Monday, June 2, 2008

On Crushes

From Thu, Mar 6, 2008

I wonder where the more recent variants of "crush" came from, specifically when used as a suffix like "man-crush," meaning a heterosexual man's strong liking/admiration/affection for another man. "Woman-crush" isn't used quite so often, but same idea.

Think of what these phrases imply, though. They are meant to express in a more socially "acceptable" way different degrees of liking or love that aren't acceptable. Or "normal." (Particularly for men, who seem as a social group to fear being emasculated, whether by having "their" territory encroached on by women or by accusation of homosexuality...my "women and communication" class has taken over my life).

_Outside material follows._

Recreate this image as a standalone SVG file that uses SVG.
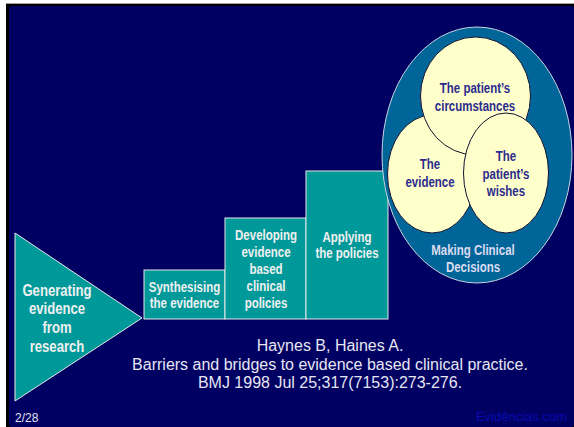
<svg xmlns="http://www.w3.org/2000/svg" width="574" height="427" viewBox="0 0 574 427">
<style>
.teal{fill:#009999;stroke:#e8e8e8;stroke-width:1}
.bt{font-family:"Liberation Sans",Arial,sans-serif;font-weight:bold;fill:#f0f0f0;text-anchor:middle}
.ct{font-family:"Liberation Sans",Arial,sans-serif;font-weight:bold;fill:#2b2b8c;text-anchor:middle;font-size:14px}
.mt{font-family:"Liberation Sans",Arial,sans-serif;font-weight:bold;fill:#dcdcf0;text-anchor:middle;font-size:14px}
.cite{font-family:"Liberation Sans",Arial,sans-serif;fill:#e6e6f2;text-anchor:middle;font-size:16px}
.circ{fill:#ffffcc;stroke:#101030;stroke-width:1}
</style>
<rect x="0" y="0" width="574" height="427" fill="#ffffff"/>
<rect x="6" y="3" width="568" height="1" fill="#a0a0a0"/>
<rect x="6" y="4" width="568" height="423" fill="#000000"/>
<rect x="9" y="6" width="565" height="421" rx="3" fill="#000062"/>

<g id="generating">
<polygon class="teal" points="15,233 142,318 15,401"/>
<text class="bt" font-size="16" transform="translate(57,296) scale(0.82,1)">Generating</text>
<text class="bt" font-size="16" transform="translate(57,314) scale(0.82,1)">evidence</text>
<text class="bt" font-size="16" transform="translate(57,333) scale(0.82,1)">from</text>
<text class="bt" font-size="16" transform="translate(57,352) scale(0.82,1)">research</text>
</g>

<g id="synthesising">
<rect class="teal" x="144" y="270" width="81" height="49"/>
<text class="bt" font-size="14" transform="translate(184.5,291.5) scale(0.82,1)">Synthesising</text>
<text class="bt" font-size="14" transform="translate(184.5,308) scale(0.82,1)">the evidence</text>
</g>

<g id="developing">
<rect class="teal" x="225" y="218" width="81" height="101"/>
<text class="bt" font-size="14" transform="translate(266,240) scale(0.82,1)">Developing</text>
<text class="bt" font-size="14" transform="translate(266,257) scale(0.82,1)">evidence</text>
<text class="bt" font-size="14" transform="translate(266,274) scale(0.82,1)">based</text>
<text class="bt" font-size="14" transform="translate(266,291) scale(0.82,1)">clinical</text>
<text class="bt" font-size="14" transform="translate(266,308) scale(0.82,1)">policies</text>
</g>

<g id="applying">
<rect class="teal" x="306" y="171" width="82" height="148"/>
<text class="bt" font-size="14" transform="translate(347,242) scale(0.82,1)">Applying</text>
<text class="bt" font-size="14" transform="translate(347,258) scale(0.82,1)">the policies</text>
</g>

<g id="making">
<ellipse cx="477" cy="155" rx="95" ry="128" fill="#006699" stroke="#c8d4e0" stroke-width="1"/>
<text class="mt" transform="translate(473,255) scale(0.82,1)">Making Clinical</text>
<text class="mt" transform="translate(473,272) scale(0.82,1)">Decisions</text>
</g>

<g id="evidence">
<ellipse class="circ" cx="432" cy="174" rx="44.5" ry="59"/>
<text class="ct" transform="translate(430,169) scale(0.82,1)">The</text>
<text class="ct" transform="translate(430,187) scale(0.82,1)">evidence</text>
</g>

<g id="circumstances">
<ellipse class="circ" cx="475.5" cy="96" rx="55" ry="59"/>
<text class="ct" transform="translate(475,93) scale(0.82,1)">The patient’s</text>
<text class="ct" transform="translate(475,111) scale(0.82,1)">circumstances</text>
</g>

<g id="wishes">
<ellipse class="circ" cx="506" cy="173" rx="42.5" ry="60"/>
<text class="ct" transform="translate(506,161) scale(0.82,1)">The</text>
<text class="ct" transform="translate(506,179) scale(0.82,1)">patient’s</text>
<text class="ct" transform="translate(506,196) scale(0.82,1)">wishes</text>
</g>

<g id="connectors"></g>

<g id="citation">
<text class="cite" x="330" y="351">Haynes B, Haines A.</text>
<text class="cite" x="330" y="370">Barriers and bridges to evidence based clinical practice.</text>
<text class="cite" x="330" y="388">BMJ 1998 Jul 25;317(7153):273-276.</text>
</g>

<text x="15" y="422" font-family="Liberation Sans, Arial, sans-serif" font-size="12" fill="#e6e6f2">2/28</text>
<text x="567" y="421" text-anchor="end" font-family="Liberation Sans, Arial, sans-serif" font-size="13" fill="#0a0ab4">Evidências.com</text>
</svg>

English doesn't provide us with many options to express our different degrees of love, liking or lust. Those three words are pretty much it right there. Regarding the former, the oft-cited example of linguistic nuance are the Greek words "eros," "philia" and "agape," signifying passionate, fraternal/sororal and compassionate love, respectively. I'm sure other languages have better ways of putting it, too. In American culture, at least, not only the language is a barrier, but also the association of sex with love. Sex often underlies the use of "love," so what do we do? We qualify "crush" and "love" with other terms to avoid the sexual association. Using these qualifiers is at once apologetic and defiant: "Yes, I'm accommodating social norms by my indirect phrasing, but what I'm referring to, what I'm doing, is not the norm. I'm not following it."